Monday, January 23, 2012

The Other "Sherlock"

I honestly feel a little bad for Guy Ritchie. For the past few weeks, everyone in my social circles have been buzzing about the second season of the BBC "Sherlock" series, created by Stephen Moffat and Mark Gatiss. Meanwhile, there was hardly a mention of the return of the feature film version of "Sherlock Holmes" directed by Ritchie, featuring Robert Downey Jr. and Jude Law as Holmes and Dr. Watson. I had practically forgotten about it in the mad end-of-the-year awards season rush.

I liked the first "Sherlock Holmes" released 2009, even though the plotting really wasn't as smart as it wanted us to think it was. I liked the more rough-and-tumble take on Holmes, the pairing of Downey and Law, and the art direction that clearly spared no expense. The sequel, "A Game of Shadows," is more of the same, adding a few new players – a gypsy woman played by original "Girl With the Dragon Tattoo," Noomi Rapace, Stephen Fry as Mycroft Holmes, and finally Jared Harris as Professor Moriarty. Holmes and Moriarty are in direct conflict this time out, with Holmes hellbent on uncovering how the Professor may be orchestrating a coming war.
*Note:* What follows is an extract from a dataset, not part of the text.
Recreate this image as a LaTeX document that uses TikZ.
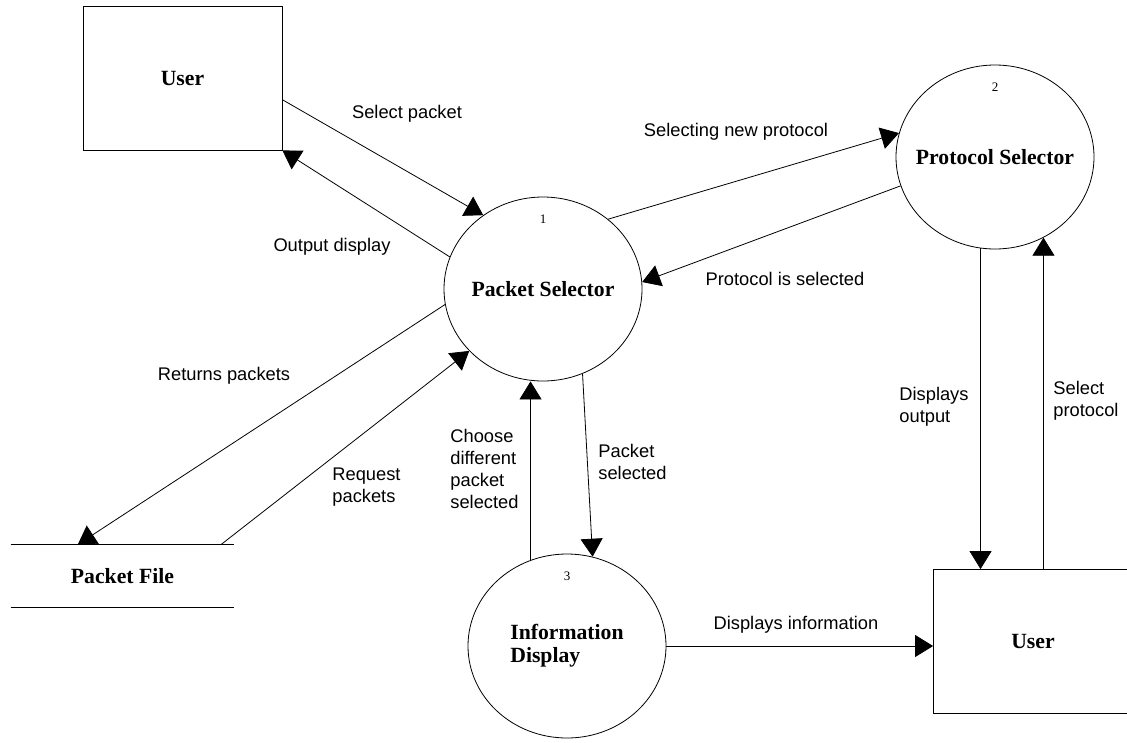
\documentclass[tikz,border=0pt]{standalone}
\usepackage{fontspec}
\setmainfont{Liberation Serif}
\newfontfamily\lblfont{Liberation Sans}
\usetikzlibrary{shapes.geometric,arrows.meta,calc}

\tikzset{
  proc/.style={draw, ellipse, minimum width=198pt, minimum height=184pt, inner sep=0pt,
    font=\bfseries\fontsize{21.7}{23}\selectfont},
  ent/.style={draw, rectangle, minimum width=199pt, minimum height=144pt, inner sep=0pt,
    font=\bfseries\fontsize{21.7}{23}\selectfont},
  store/.style={rectangle, minimum width=223pt, minimum height=62pt, inner sep=0pt,
    font=\bfseries\fontsize{21.7}{23}\selectfont},
  num/.style={inner sep=0pt, font=\fontsize{13}{15}\selectfont},
  lbl/.style={inner sep=0pt, align=left, font=\lblfont\fontsize{18.3}{22}\selectfont},
  flow/.style={-{Triangle[length=18pt,width=22pt]}},
}

\begin{document}
\begin{tikzpicture}[x=1pt, y=-1pt, line width=0.8pt]
\useasboundingbox (0,0) rectangle (1127,742);

% entities and processes
\node[ent] (user) at (182.5, 78) {User};
\node[ent] (user2) at (1033, 641.5) {User};
\node[proc] (pktsel) at (543, 289) {\makebox[0pt]{Packet Selector}};
\node[proc] (protsel) at (995, 157) {\makebox[0pt]{Protocol Selector}};
\node[proc] (infodisp) at (567, 646) {\makebox[0pt]{\begin{tabular}{@{}l@{}}Information\\Display\end{tabular}}};
\node[store] (pktfile) at (122.5, 576) {Packet File};
\draw (pktfile.north west) -- (pktfile.north east);
\draw (pktfile.south west) -- (pktfile.south east);

% process numbers
\node[num] (n1) at ([yshift=70pt]pktsel.center) {1};
\node[num] (n2) at ([yshift=70pt]protsel.center) {2};
\node[num] (n3) at ([yshift=70pt]infodisp.center) {3};

% data flows
\draw[flow] ($(user.south east)!0.35!(user.north east)$) -- (pktsel.129);
\draw[flow] (pktsel.161) -- (user.south east);
\draw[flow] (pktsel.47) -- (protsel.166);
\draw[flow] (protsel.197) -- (pktsel.4);
\draw[flow] (pktsel.189) -- ($(pktfile.north west)!0.3!(pktfile.north east)$);
\draw[flow] ($(pktfile.north west)!0.94!(pktfile.north east)$) -- (pktsel.220);
\draw[flow] (infodisp.113) -- (infodisp.113 |- pktsel.south);
\draw[flow] (pktsel.295) -- (infodisp.74);
\draw[flow] (infodisp.east) -- (infodisp.east -| user2.west);
\draw[flow] (protsel.261) -- (protsel.261 |- user2.north);
\draw[flow] (protsel.301 |- user2.north) -- (protsel.301);

% flow labels
\node[lbl] (l_selpkt) at (407, 114) {Select packet};
\node[lbl] (l_outdisp) at (332, 247) {Output display};
\node[lbl] (l_selnew) at (736, 132) {Selecting new protocol};
\node[lbl] (l_protis) at (785, 279) {Protocol is selected};
\node[lbl] (l_retpkts) at (224, 376) {Returns packets};
\node[lbl, anchor=west] (l_reqpkts) at (332, 487) {Request\\packets};
\node[lbl, anchor=west] (l_choose) at (450, 469) {Choose\\different\\packet\\selected};
\node[lbl, anchor=west] (l_pktsel) at (598, 462) {Packet\\selected};
\node[lbl] (l_dispinfo) at (796, 625) {Displays information};
\node[lbl, anchor=west] (l_dispout) at (899, 407) {Displays\\output};
\node[lbl, anchor=west] (l_selprot) at (1053, 401) {Select\\protocol};
\end{tikzpicture}
\end{document}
But first, he has to ruin Watson's bachelor party with an extended fight scene, dress in drag to intercept an ambush on a train, and win over the allegiance of a band of gypsy anarchists. This "Sherlock Holmes" is much more frantically paced and haphazardly pieced together. It's action scene after action scene, occasionally intercut with some good banter between Holmes and Watson, but more often pausing for some really tepid exposition for a very tired plot. I'm sad to say that none of the new characters work very well. Noomi Rapace is saddled with a bad accent and an empty character. Stephen Fry is wasted, with nary a good one-liner to ham. Jared Harris fares the best out of all of them, but his Moriarty is so typical, played so straight, and offers no surprises.

It's a lot easier to see the flaws in these films now that the novelty of Downey's performance has worn off. Everything about his Sherlock is less convincing in "A Game of Shadows," from his accent to his disguises to his behavior. The scale of the story feels off, with the detective racing around Europe, thwarting Moriarty's schemes with artillery and fancy footwork as often as he does with pure deduction. The longer the film went on, the more it felt like I was watching one of the "National Treasure" movies or another sequel to "The DaVinci Code." The scenery was nice and I still love the period recreations, but the action scenes were so generic and there were so very, very many of them.

Alleviating the pain somewhat were the performances of Jude Law as Watson, getting in on more of the funny business this round, and Rachel McAdams as Irene Adler, who nails exactly what the character should have been in the first movie. The fact that the film uses both of them so badly speaks to the dire prospects of this franchise. There are some genuinely interesting ideas and images, such as Sherlock mentally playing out each fight scene in advance, but the story constructed by the filmmakers isn't strong enough to adequately support them.

Nowhere is this more apparent than in the ending, and past this point I warn of spoilers, for both the feature film and BBC versions of "Sherlock." Both versions decided to end their sophomore efforts by taking a stab at adapting "The Final Solution," the last of Sir Arthur Conan Doyle's Holmes stories, that sees Holmes and Moriarty plummet to their deaths at Reichenbach Falls. And in both versions, Sherlock Holmes survives.

However, the television series doesn't explain how Sherlock escaped imminent death, though it leaves a lot of clues for the audience to puzzle over, and Watson doesn’t know that he survived. This sets up a nice emotional cliffhanger leading into the third series. The film, however, neatly ties up its story by leaving Watson with an obvious sign that Holmes lived, and gives an obvious solution for how he did it.

It's not a bad ending for the kind of film "A Game of Shadows" is, but it leaves the film franchise on bad footing. It feels like the filmmakers have already rushed through their best material. There's nowhere for a third installment to go, unless Moriarty also survived the waterfall or the filmmakers are confident enough to try and top him with an original villain.

The BBC series might be able to pull something like that off but it has far stronger writing and a very solid, self-contained universe that they can draw from independently of the original stories now. If there's a third "Sherlock Holmes" movie, all I expect all we have to look forward to are more pretty sets and explosions.